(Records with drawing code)
** begin **

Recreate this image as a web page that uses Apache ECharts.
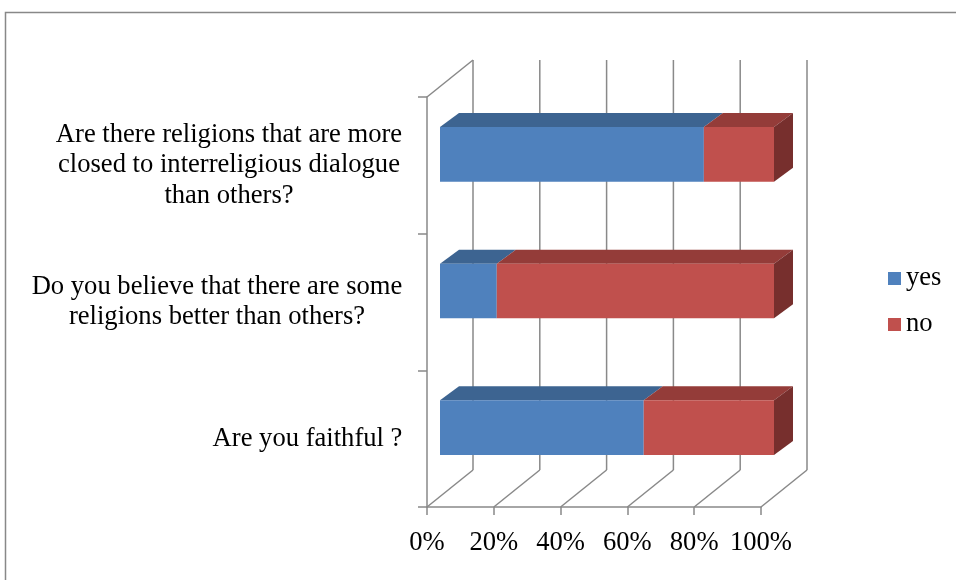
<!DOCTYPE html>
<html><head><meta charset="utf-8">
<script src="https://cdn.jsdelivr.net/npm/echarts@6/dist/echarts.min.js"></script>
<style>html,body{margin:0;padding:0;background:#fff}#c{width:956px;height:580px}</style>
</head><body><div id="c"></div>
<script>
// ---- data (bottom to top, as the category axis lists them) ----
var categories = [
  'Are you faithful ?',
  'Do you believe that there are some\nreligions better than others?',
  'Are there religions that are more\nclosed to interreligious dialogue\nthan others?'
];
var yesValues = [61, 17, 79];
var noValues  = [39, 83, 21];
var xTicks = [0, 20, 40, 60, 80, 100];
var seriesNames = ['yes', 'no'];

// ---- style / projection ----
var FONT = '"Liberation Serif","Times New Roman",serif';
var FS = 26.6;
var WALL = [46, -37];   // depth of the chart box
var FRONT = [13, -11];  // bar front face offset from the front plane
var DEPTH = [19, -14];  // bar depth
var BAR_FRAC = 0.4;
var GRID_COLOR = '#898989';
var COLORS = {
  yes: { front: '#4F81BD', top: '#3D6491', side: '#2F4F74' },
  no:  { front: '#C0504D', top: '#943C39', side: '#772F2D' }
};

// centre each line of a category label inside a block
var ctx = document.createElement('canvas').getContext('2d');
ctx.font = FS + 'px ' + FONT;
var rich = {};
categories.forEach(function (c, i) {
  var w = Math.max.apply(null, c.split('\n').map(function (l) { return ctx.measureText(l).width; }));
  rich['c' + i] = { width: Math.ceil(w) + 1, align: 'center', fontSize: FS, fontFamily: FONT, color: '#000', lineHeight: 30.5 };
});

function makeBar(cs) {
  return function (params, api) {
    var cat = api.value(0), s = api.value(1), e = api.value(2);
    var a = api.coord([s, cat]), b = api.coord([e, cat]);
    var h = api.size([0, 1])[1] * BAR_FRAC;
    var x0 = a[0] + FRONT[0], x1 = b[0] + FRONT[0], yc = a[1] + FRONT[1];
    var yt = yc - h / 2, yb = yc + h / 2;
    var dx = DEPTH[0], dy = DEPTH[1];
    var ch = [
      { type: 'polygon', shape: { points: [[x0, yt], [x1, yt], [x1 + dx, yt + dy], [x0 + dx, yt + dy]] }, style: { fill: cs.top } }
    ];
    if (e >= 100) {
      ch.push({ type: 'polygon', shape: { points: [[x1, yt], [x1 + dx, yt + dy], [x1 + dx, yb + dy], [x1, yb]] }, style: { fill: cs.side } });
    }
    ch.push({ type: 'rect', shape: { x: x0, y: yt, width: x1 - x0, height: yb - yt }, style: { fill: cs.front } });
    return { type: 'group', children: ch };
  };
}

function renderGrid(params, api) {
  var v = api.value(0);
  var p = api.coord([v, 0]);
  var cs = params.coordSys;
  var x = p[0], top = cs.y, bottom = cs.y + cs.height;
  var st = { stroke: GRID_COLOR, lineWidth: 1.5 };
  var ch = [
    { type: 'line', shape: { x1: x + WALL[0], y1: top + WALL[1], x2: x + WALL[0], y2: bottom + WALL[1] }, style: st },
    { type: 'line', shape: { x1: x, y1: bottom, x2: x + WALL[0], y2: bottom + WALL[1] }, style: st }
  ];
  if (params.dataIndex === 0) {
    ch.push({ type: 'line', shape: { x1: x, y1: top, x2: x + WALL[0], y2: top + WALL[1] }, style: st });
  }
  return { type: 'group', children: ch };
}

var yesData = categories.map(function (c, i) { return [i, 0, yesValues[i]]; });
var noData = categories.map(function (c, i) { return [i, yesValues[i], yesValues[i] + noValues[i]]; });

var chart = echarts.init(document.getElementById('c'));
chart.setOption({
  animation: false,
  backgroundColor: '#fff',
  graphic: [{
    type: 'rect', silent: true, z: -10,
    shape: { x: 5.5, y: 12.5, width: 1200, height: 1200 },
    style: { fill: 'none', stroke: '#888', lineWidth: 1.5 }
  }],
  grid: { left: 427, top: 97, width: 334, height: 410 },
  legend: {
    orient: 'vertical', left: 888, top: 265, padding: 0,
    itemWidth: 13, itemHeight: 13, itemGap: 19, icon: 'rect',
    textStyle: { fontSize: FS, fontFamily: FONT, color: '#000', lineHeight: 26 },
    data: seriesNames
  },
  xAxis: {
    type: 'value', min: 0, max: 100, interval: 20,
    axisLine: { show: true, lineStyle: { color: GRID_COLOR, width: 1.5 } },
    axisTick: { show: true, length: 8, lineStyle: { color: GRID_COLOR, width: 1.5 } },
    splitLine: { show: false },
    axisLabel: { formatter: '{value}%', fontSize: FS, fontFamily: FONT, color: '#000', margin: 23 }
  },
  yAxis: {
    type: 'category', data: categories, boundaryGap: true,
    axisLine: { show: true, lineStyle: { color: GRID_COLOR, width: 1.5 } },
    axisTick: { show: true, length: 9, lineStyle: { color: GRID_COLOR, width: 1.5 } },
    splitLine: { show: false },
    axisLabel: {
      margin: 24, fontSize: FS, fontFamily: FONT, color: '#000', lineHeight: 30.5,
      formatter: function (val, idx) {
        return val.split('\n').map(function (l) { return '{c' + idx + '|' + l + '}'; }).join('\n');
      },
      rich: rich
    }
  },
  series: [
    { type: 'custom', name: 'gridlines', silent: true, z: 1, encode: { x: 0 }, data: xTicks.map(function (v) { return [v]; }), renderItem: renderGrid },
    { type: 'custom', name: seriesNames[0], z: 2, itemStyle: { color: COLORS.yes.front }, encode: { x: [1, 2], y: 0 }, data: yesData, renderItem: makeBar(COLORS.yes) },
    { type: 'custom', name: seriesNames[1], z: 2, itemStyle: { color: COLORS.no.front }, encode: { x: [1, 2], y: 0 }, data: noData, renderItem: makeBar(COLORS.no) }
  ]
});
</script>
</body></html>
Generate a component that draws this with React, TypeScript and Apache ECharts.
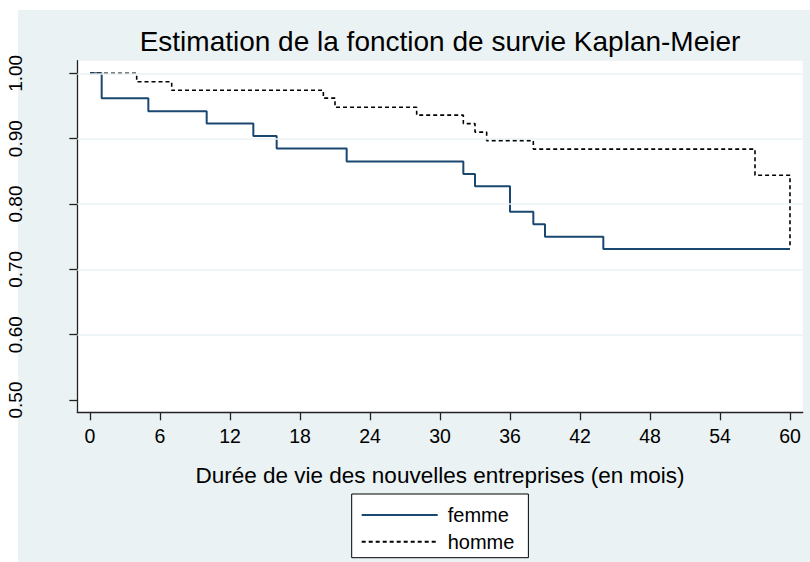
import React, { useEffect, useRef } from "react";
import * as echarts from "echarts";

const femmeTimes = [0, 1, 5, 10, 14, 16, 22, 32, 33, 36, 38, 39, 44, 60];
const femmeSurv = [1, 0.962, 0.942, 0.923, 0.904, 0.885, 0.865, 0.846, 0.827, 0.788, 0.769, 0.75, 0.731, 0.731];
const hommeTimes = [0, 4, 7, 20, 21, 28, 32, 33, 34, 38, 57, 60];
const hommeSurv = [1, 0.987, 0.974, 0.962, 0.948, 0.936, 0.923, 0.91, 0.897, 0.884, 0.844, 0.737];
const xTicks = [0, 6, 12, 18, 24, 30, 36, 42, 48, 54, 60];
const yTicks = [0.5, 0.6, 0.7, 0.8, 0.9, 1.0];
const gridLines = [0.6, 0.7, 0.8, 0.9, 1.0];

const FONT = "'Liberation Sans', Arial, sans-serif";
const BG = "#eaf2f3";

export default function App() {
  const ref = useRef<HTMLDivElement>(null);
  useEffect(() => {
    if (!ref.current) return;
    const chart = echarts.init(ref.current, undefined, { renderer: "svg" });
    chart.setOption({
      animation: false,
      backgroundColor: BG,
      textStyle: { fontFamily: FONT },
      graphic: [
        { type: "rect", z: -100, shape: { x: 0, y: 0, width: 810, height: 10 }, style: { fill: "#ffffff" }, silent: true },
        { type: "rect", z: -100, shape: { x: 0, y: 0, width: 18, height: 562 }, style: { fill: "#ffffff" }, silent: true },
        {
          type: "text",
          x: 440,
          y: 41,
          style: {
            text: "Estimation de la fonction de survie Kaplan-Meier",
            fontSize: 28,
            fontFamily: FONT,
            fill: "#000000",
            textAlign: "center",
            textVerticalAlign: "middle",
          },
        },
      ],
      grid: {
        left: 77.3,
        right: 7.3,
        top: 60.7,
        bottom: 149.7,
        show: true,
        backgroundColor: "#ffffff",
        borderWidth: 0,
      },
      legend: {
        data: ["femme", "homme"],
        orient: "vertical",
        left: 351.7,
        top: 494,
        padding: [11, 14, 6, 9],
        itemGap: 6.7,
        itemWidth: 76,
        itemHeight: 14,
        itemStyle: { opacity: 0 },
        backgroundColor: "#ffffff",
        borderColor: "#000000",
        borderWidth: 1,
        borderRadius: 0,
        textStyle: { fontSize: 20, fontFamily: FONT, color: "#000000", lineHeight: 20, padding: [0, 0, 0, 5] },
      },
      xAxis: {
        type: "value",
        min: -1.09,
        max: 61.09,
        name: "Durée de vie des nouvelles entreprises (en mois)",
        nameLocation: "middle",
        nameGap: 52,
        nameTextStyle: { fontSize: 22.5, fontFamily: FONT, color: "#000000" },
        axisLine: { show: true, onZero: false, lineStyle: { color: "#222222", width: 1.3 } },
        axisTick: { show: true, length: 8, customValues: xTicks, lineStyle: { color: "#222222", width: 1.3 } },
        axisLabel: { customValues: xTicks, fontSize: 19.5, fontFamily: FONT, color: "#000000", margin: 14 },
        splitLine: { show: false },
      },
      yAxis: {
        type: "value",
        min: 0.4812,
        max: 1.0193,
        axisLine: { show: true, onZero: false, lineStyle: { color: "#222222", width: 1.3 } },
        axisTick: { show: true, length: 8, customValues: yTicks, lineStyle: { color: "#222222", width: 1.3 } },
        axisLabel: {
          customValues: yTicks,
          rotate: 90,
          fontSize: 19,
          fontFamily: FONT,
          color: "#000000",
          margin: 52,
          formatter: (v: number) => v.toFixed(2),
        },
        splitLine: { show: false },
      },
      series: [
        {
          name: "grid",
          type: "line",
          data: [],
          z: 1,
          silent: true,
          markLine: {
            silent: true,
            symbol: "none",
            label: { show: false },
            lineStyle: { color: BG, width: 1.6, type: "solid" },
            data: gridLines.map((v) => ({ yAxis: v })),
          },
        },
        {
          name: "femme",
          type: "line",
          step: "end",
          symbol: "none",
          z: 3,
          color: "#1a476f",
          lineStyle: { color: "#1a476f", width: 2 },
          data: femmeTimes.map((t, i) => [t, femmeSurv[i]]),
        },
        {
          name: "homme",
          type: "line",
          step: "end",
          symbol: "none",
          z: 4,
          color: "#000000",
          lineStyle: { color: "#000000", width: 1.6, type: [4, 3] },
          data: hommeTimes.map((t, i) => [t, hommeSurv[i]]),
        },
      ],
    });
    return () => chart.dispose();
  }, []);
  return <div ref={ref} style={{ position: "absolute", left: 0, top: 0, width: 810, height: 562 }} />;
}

** end **

**Exercise**
Reproduce the data above exactly, but only from the line containing "Generate a component" through the line containing "import * as"; skip the pictures.

**Solution for this task**
Generate a component that draws this with React, TypeScript and Apache ECharts.
import React, { useEffect, useRef } from "react";
import * as echarts from "echarts";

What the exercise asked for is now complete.